The Washington Monument

On December 6, 1884, workers placed the 3,300-pound marble capstone on the Washington Monument and topped it with a nine-inch pyramid of cast aluminum, completing construction of the 555-foot Egyptian obelisk. Nearly fifty years earlier, the Washington National Monument Society choose Robert Mills‘ design to honor first American president and founding father George Washington. The privately funded organization laid the monument’s cornerstone on Independence Day, 1848, in Washington, D.C.

Horydczak on Top of Washington Monument, between 1920 and 1950. Washington as It Was: Photographs by Theodor Horydcak, 1923-1959

For twenty years, lack of funds and loss of support for the Washington National Monument Society left the obelisk incomplete at a height of about 156 feet. Finally, in 1876, President Ulysses Grant authorized the federal government to finish construction. The U.S. Army Corps of Engineers took over the project two years later.

Washington Monument, between 1920 and 1950. Theodor Horydczak, photographer.
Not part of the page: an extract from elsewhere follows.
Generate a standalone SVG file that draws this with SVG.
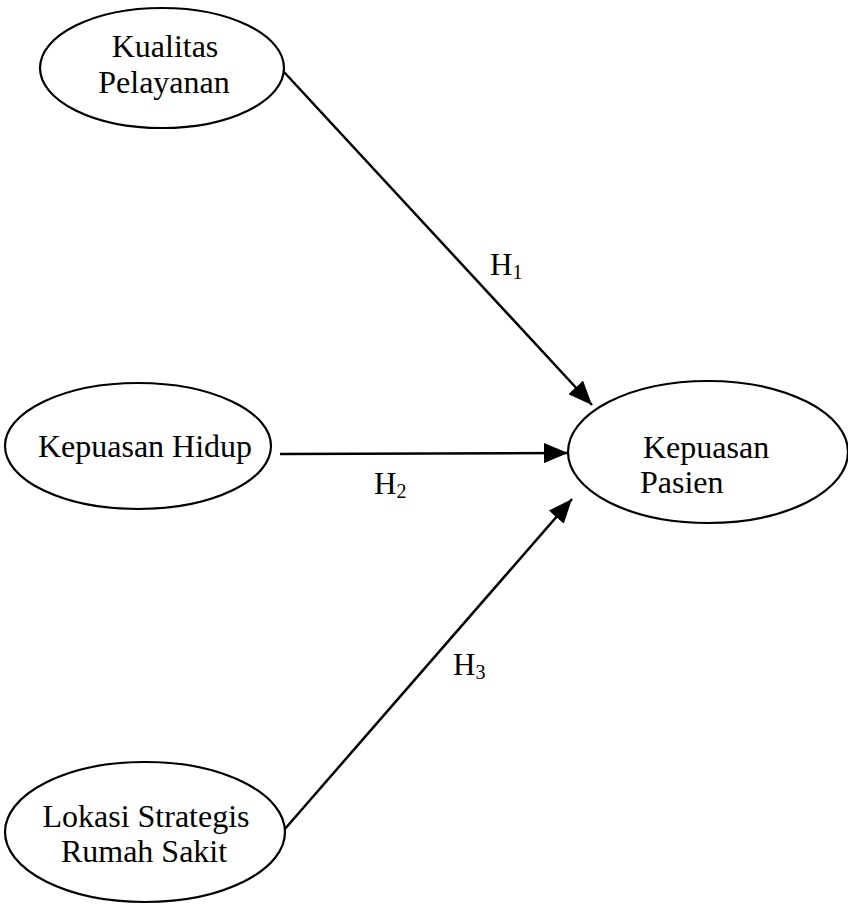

Washington as It Was: Photographs by Theodor Horydcak, 1923-1959

Day and night, spring through winter, the Washington Monument is a focal point of the National Mall and a center of celebrations including concerts and the annual Independence Day fireworks display. The observation deck affords spectacular panoramic views of the nation’s capital.

When construction was completed in 1884, the Washington Monument was the world’s tallest masonry structure. Today, the approximately 36,000-stacked blocks of granite and marble compose the world’s tallest freestanding masonry structure. In a city of monuments, locals refer to the obelisk as “The Monument.” By law—District of Columbia building code–it will remain the tallest structure in Washington, D.C., dominating the skyline and accenting Pierre-Charles L’Enfant’s plan for the city.